The Arab spring looks increasingly as though it will usher in Islamic regimes in the Arab world.

Even Scotland it appears could exchange its role as a leading nation in the Union for one of independent actor in the ensuing maelstrom following the collapse of the Eurozone, probably unleashing a popular campaign for Carlisle and Berwick to join Scotland in its independent statehood.

Our current holiday reading is 1Q84 by Murakami.

Here the normal world of 1984 slips into a mysterious world with two moons the 1Q84 of the title where nothing is what it seems and the protaganists are pursued not by big brother but by the guardians of the 'Little People'.

As we drank our corrected coffee and looked around, nodding in acknowledgement of the friendly greetings from those around, we imagined how all these different geo-political scenarios will in the end play themselves out?

Will the Financial Services grind to a halt, will barter become the new form of trade, will the discredited bankers take up their beds and set up camp outside St Paul's?

It is too early to tell but it is also clear that the post war political settlement world has slipped into a weird and possibly dangerous world where we just possibly should start stocking up with dried goods and candles in case the supermarket shelves start to empty and the lights start going out in the City's.

And so it goes ..........  

Friday 28 October 2011

28th October 2011

One national newspaper carries a weekend review, usually of a high flying, high spending, high worth individual describing a typical weekend.

Usually it is made clear during the article that the individual being interviewed owns a number of properties in city, country or seaside, to which they can repair depending on their mood, social or business requirements.

Despite having owned only a couple of properties over a lifetime I can understand how it might feel to have access to properties around the world or across Europe.

My family home has usually been a vicarage and now in retirement I have acquired access to a number of properties from the highlands of Scotland to the Ligurian coast where, within moments of arriving, I feel completely at home.

One such apartment is in Via Goito in Genova.

This elegant apartment is the Chaplaincy house for the Chiesa Anglicana in Genova, where in exchange for the accommodation, the Chaplain offers pastoral and liturgical support to the congregation which gathers for worship at 10 30 CET every Sunday.

This is a wonderful way for an impoverished and therefore low spending, low net worth, retired Church of England clergyman, to spend his weekend, breaking bread and saying his prayers, with a wonderful group of people from around the world.

The Church on Piazza Marsala is in the care of the Diocese of Europe, the previously, and in my view better named, Diocese of Fulham and Gibraltar.
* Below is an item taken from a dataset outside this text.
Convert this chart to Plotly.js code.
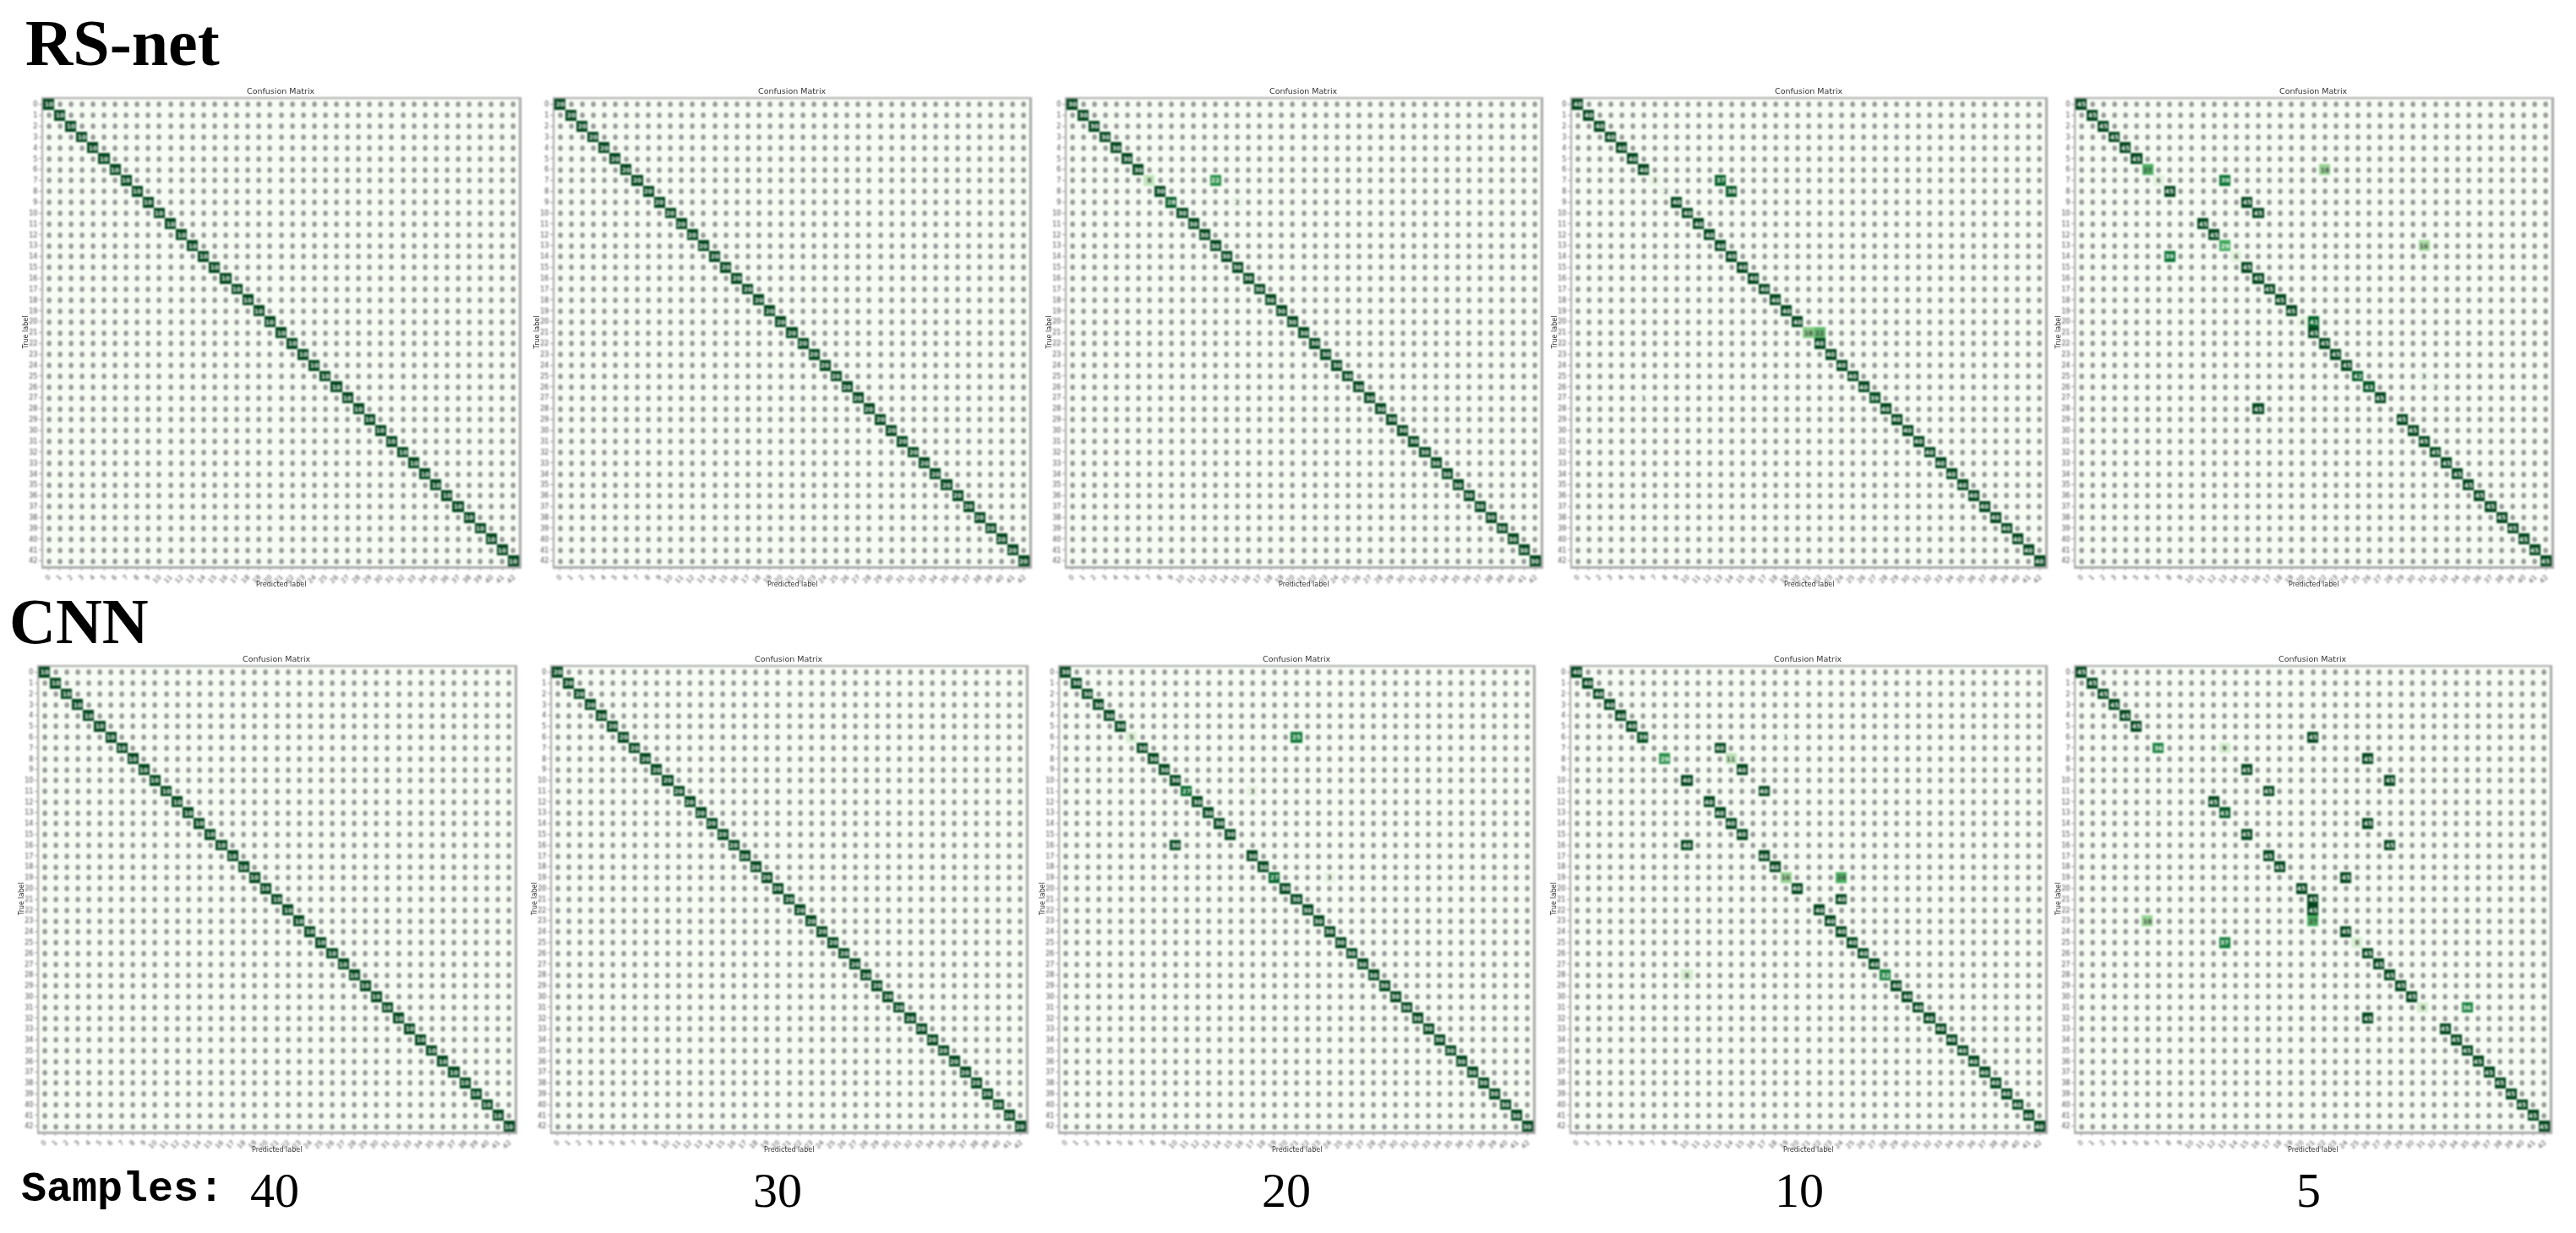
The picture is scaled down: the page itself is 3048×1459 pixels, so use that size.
<!DOCTYPE html>
<html><head><meta charset="utf-8">
<script src="https://cdn.plot.ly/plotly-3.0.1.min.js"></script>
<style>
html,body{margin:0;padding:0;background:#fff}
#g{width:3048px;height:1459px}
.cartesianlayer{filter:blur(.85px)}
.annotation:nth-child(-n+30){filter:blur(.7px)}
</style></head><body><div id="g"></div>
<script>
const classes=[0,1,2,3,4,5,6,7,8,9,10,11,12,13,14,15,16,17,18,19,20,21,22,23,24,25,26,27,28,29,30,31,32,33,34,35,36,37,38,39,40,41,42];
const greens=['#f7fcf5','#e5f5e0','#c7e9c0','#a1d99b','#74c476','#41ab5d','#238b45','#006d2c','#00441b'];

// For each panel: predicted class receiving most samples per true class, that count, and remaining [true,pred,count].
const rsnet40Pred=[0,1,2,3,4,5,6,7,8,9,10,11,12,13,14,15,16,17,18,19,20,21,22,23,24,25,26,27,28,29,30,31,32,33,34,35,36,37,38,39,40,41,42];
const rsnet40Count=[10,10,10,10,10,10,10,10,10,10,10,10,10,10,10,10,10,10,10,10,10,10,10,10,10,10,10,10,10,10,10,10,10,10,10,10,10,10,10,10,10,10,10];
const rsnet40Extra=[];
const rsnet30Pred=[0,1,2,3,4,5,6,7,8,9,10,11,12,13,14,15,16,17,18,19,20,21,22,23,24,25,26,27,28,29,30,31,32,33,34,35,36,37,38,39,40,41,42];
const rsnet30Count=[20,20,20,20,20,20,20,20,20,20,20,20,20,20,20,20,20,20,20,20,20,20,20,20,20,20,20,20,20,20,20,20,20,20,20,20,20,20,20,20,20,20,20];
const rsnet30Extra=[];
const rsnet20Pred=[0,1,2,3,4,5,6,13,8,9,10,11,12,13,14,15,16,17,18,19,20,21,22,23,24,25,26,27,28,29,30,31,32,33,34,35,36,37,38,39,40,41,42];
const rsnet20Count=[30,30,30,30,30,30,30,22,30,28,30,30,30,30,30,30,30,30,30,30,30,30,30,30,30,30,30,30,30,30,30,30,30,30,30,30,30,30,30,30,30,30,30];
const rsnet20Extra=[[7,7,8],[9,15,2]];
const rsnet10Pred=[0,1,2,3,4,5,6,13,14,9,10,11,12,13,14,15,16,17,18,19,20,22,22,23,24,25,26,27,28,29,30,31,32,33,34,35,36,37,38,39,40,41,42];
const rsnet10Count=[40,40,40,40,40,40,40,37,38,40,40,40,40,40,40,40,40,40,40,40,40,22,40,40,40,40,40,39,40,40,40,40,40,40,40,40,40,40,40,40,40,40,40];
const rsnet10Extra=[[7,7,3],[8,8,2],[21,21,18],[27,6,1]];
const rsnet5Pred=[0,1,2,3,4,5,6,13,8,15,16,11,12,13,8,15,16,17,18,19,21,21,22,23,24,25,26,27,16,29,30,31,32,33,34,35,36,37,38,39,40,41,42];
const rsnet5Count=[45,45,45,45,45,45,27,39,45,45,45,45,45,29,39,45,45,45,45,45,41,45,45,45,45,42,43,45,45,45,45,45,45,45,45,45,45,45,45,45,45,45,45];
const rsnet5Extra=[[6,22,18],[7,7,6],[13,31,16],[14,14,6],[20,20,4],[25,31,3],[26,32,2]];

const cnn40Pred=[0,1,2,3,4,5,6,7,8,9,10,11,12,13,14,15,16,17,18,19,20,21,22,23,24,25,26,27,28,29,30,31,32,33,34,35,36,37,38,39,40,41,42];
const cnn40Count=[10,10,10,10,10,10,10,10,10,10,10,10,10,10,10,10,10,10,10,10,10,10,10,10,10,10,10,10,10,10,10,10,10,10,10,10,10,10,10,10,10,10,10];
const cnn40Extra=[];
const cnn30Pred=[0,1,2,3,4,5,6,7,8,9,10,11,12,13,14,15,16,17,18,19,20,21,22,23,24,25,26,27,28,29,30,31,32,33,34,35,36,37,38,39,40,41,42];
const cnn30Count=[20,20,20,20,20,20,20,20,20,20,20,20,20,20,20,20,20,20,20,20,20,20,20,20,20,20,20,20,20,20,20,20,20,20,20,20,20,20,20,20,20,20,20];
const cnn30Extra=[];
const cnn20Pred=[0,1,2,3,4,5,21,7,8,9,10,11,12,13,14,15,10,17,18,19,20,21,22,23,24,25,26,27,28,29,30,31,32,33,34,35,36,37,38,39,40,41,42];
const cnn20Count=[30,30,30,30,30,30,25,30,30,30,30,27,30,30,30,30,30,30,30,27,30,30,30,30,30,30,30,30,30,30,30,30,30,30,30,30,30,30,30,30,30,30,30];
const cnn20Extra=[[6,6,5],[11,17,3],[19,24,3]];
const cnn10Pred=[0,1,2,3,4,5,6,13,8,15,10,17,12,13,14,15,10,17,18,24,20,24,22,23,24,25,26,27,28,29,30,31,32,33,34,35,36,37,38,39,40,41,42];
const cnn10Count=[40,40,40,40,40,40,39,40,29,40,40,40,40,40,40,40,40,40,40,24,40,40,40,40,40,40,40,40,32,40,40,40,40,40,40,40,40,40,40,40,40,40,40];
const cnn10Extra=[[6,19,1],[8,14,11],[19,19,16],[28,10,8]];
const cnn5Pred=[0,1,2,3,4,5,21,7,26,15,28,17,12,13,26,15,28,17,18,24,20,21,21,21,24,13,26,27,28,29,30,35,26,33,34,35,36,37,38,39,40,41,42];
const cnn5Count=[45,45,45,45,45,45,45,36,45,45,45,45,45,43,45,45,45,45,45,45,45,45,45,27,45,37,45,45,45,45,45,36,45,45,45,45,45,45,45,45,45,45,45];
const cnn5Extra=[[7,13,9],[13,7,2],[23,6,18],[25,25,8],[31,31,9]];

const panelData=[
 [rsnet40Pred,rsnet40Count,rsnet40Extra],[rsnet30Pred,rsnet30Count,rsnet30Extra],[rsnet20Pred,rsnet20Count,rsnet20Extra],[rsnet10Pred,rsnet10Count,rsnet10Extra],[rsnet5Pred,rsnet5Count,rsnet5Extra],
 [cnn40Pred,cnn40Count,cnn40Extra],[cnn30Pred,cnn30Count,cnn30Extra],[cnn20Pred,cnn20Count,cnn20Extra],[cnn10Pred,cnn10Count,cnn10Extra],[cnn5Pred,cnn5Count,cnn5Extra]];
const sampleLabels=['40','30','20','10','5'];

// layout (pixels): left,right,top,bottom of each plot area
const W=3048,H=1459;
const boxes=[[51,614,117,670],[656,1218,117,670],[1262,1823,117,670],[1860,2420,117,670],[2456,3019,117,670],
             [46,609,789,1339],[653,1214,789,1339],[1254,1814,789,1339],[1859,2420,789,1339],[2456,3017,789,1339]];
const sampleX=[325,920,1522,2129,2731];

const colorscale=greens.map((c,i)=>[i/(greens.length-1),c]);
const traces=[],layout={width:W,height:H,margin:{l:0,r:0,t:0,b:0},paper_bgcolor:'#fff',plot_bgcolor:'#fff',showlegend:false,annotations:[]};
const tf={family:'"DejaVu Sans",sans-serif',size:8,color:'#444'};
const smallAnn=(text,x,y,ya,size,angle)=>layout.annotations.push({xref:'paper',yref:'paper',x:x/W,y:1-y/H,xanchor:'center',yanchor:ya,showarrow:false,text:text,textangle:angle,font:{family:tf.family,size:size,color:'#333'}});
panelData.forEach((p,i)=>{
  const z=classes.map(()=>classes.map(()=>0));
  p[0].forEach((col,r)=>{z[r][col]=p[1][r];});
  p[2].forEach(e=>{z[e[0]][e[1]]=e[2];});
  const zmax=Math.max(...p[1]);
  const n=i+1,b=boxes[i];
  traces.push({type:'heatmap',x:classes,y:classes,z:z,zmin:0,zmax:zmax,colorscale:colorscale,showscale:false,
    texttemplate:'%{z}',textfont:{family:'"DejaVu Sans",sans-serif',size:7.5,weight:700},hoverinfo:'skip',
    xaxis:'x'+n,yaxis:'y'+n});
  const common={ticks:'outside',ticklen:2.5,tickwidth:1,tickcolor:'#888',tickmode:'array',tickvals:classes,ticktext:classes.map(String),
    showgrid:false,zeroline:false,showline:true,mirror:true,linecolor:'#a8a8a8',linewidth:2.5,tickfont:tf,automargin:false};
  layout['xaxis'+n]=Object.assign({},common,{domain:[b[0]/W,b[1]/W],range:[-0.5,42.5],anchor:'y'+n,tickangle:-45});
  layout['yaxis'+n]=Object.assign({},common,{domain:[1-b[3]/H,1-b[2]/H],range:[42.5,-0.5],anchor:'x'+n,tickangle:0});
  smallAnn('Confusion Matrix',(b[0]+b[1])/2,b[2]-2,'bottom',9.5,0);
});
boxes.forEach(b=>smallAnn('Predicted label',(b[0]+b[1])/2,b[3]+21,'middle',8,0));
boxes.forEach(b=>smallAnn('True label',b[0]-21,(b[2]+b[3])/2,'middle',8,-90));
const add=(text,x,y,xa,font)=>layout.annotations.push({xref:'paper',yref:'paper',x:x/W,y:1-y/H,xanchor:xa,yanchor:'middle',showarrow:false,text:text,font:font});
const serifB={family:'"Liberation Serif",serif',size:78,color:'#000'};
add('<b>RS-net</b>',28,50,'left',serifB);
add('<b>CNN</b>',9,735,'left',Object.assign({},serifB,{size:76}));
add('Samples:',23,1407,'left',{family:'"Liberation Mono",monospace',size:50,color:'#000',weight:700});
sampleLabels.forEach((s,i)=>add(s,sampleX[i],1408,'center',{family:'"Liberation Serif",serif',size:58,color:'#000'}));
Plotly.newPlot('g',traces,layout,{staticPlot:true,displayModeBar:false});
</script></body></html>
However the responsibility for the maintenance and restoration of the Church rests with a small congregation made up of English folk living in Genova plus other members of the wider Anglican diaspora.

The Church and its congregation are in some ways a wonderfully eccentric anomaly in Genova, as are the English, usually retired, clergy (I include myself in this of course) who offer upwards of a month at a time as Locum Chaplains.

Being equally enamoured of things Italian and things English marks the congregation out.

Peter who has taught English in Genova for years relishes the richness of his life in Italy and wonders why anyone would choose to live in England these days; Alexia born in Africa married to her Italian husband zipping about the City streets on her scooter; or Mary, originally from Ghana whose husband is an Alpini stationed in Afghanistan and who loves the sound of the cork popping from the Prosecco as refreshments are served after the Sunday Eucharista.

Most Sundays, Liz, an English teacher, married to her Italian husband with a Genovese daughter, Son in Law and Granddaughter, opens the Church and greets us as we enter with an Italian, ‘Buongiorno’, the service sheet which she has printed, already on the Altar.

Then, at the last minute, usually with her Italian Mother in Law on her arm, in rushes Flora the organist, always with too much to do and too little time, with her Italian greeting, a kiss on either cheek, she rushes across to switch on the organ and brief the violinists, Hanuka is Japanese and Ellena her colleague German, who will accompany the hymns.

The congregation can be from any where and everywhere. At my last service the nations represented included Ghana, Nigeria, other African Nations, Japan, IndiaGermany, England, the United States and Italy.

There are also Ecuadorean and Nigerian Congregations who use Holy Ghost as their place of meeting for worship.

On Easter Sunday 2011 we were struggling through the service with a handful of the regular congregation, when the doors burst open and a gang of twenty young people poured in, tall and handsome, they brought an energy with them.

I assumed they were Americans as they joined in and lifted the spirits of everyone present with their liveliness and loveliness, only to discover that they were in fact from the Netherlands and touring Italy for the Easter break.

Buongiorno indeed!

The Church was designed by the English Architect G E Street and is typical of his design work, a fine Victorian building built to a specification drawn up by Sir Montague Yeats Brown, British Consul at the time.

The Church was built to serve the English speaking community resident in Genova in the nineteenth century. There is also an English section in the great Staglieno Cemetery which provides the final resting place of a number of ex Pats not the least Oscar Wilde’s wife Constance.

Oscar Wilde visited Genova around 1880, where he wrote the sonnet, ‘Written in Holy Week at Genoa’, whose opening lines refer to a park near the present day Di Negro Metro Station.
James Smithson another Englishman has a memorial in the Church, a chemist and mineralogist, and both a European and an Internationalist he died in Genoa in 1879. He left his considerable fortune to America to found the Smithsonian Museum.

Today the building is showing signs of wear and tear and needs some refurbishment and the present Honorary British Consul Ms Denise Dardani is leading an initiative to start a Friends of the Chiesa Anglicana to raise funds for the refurbishment.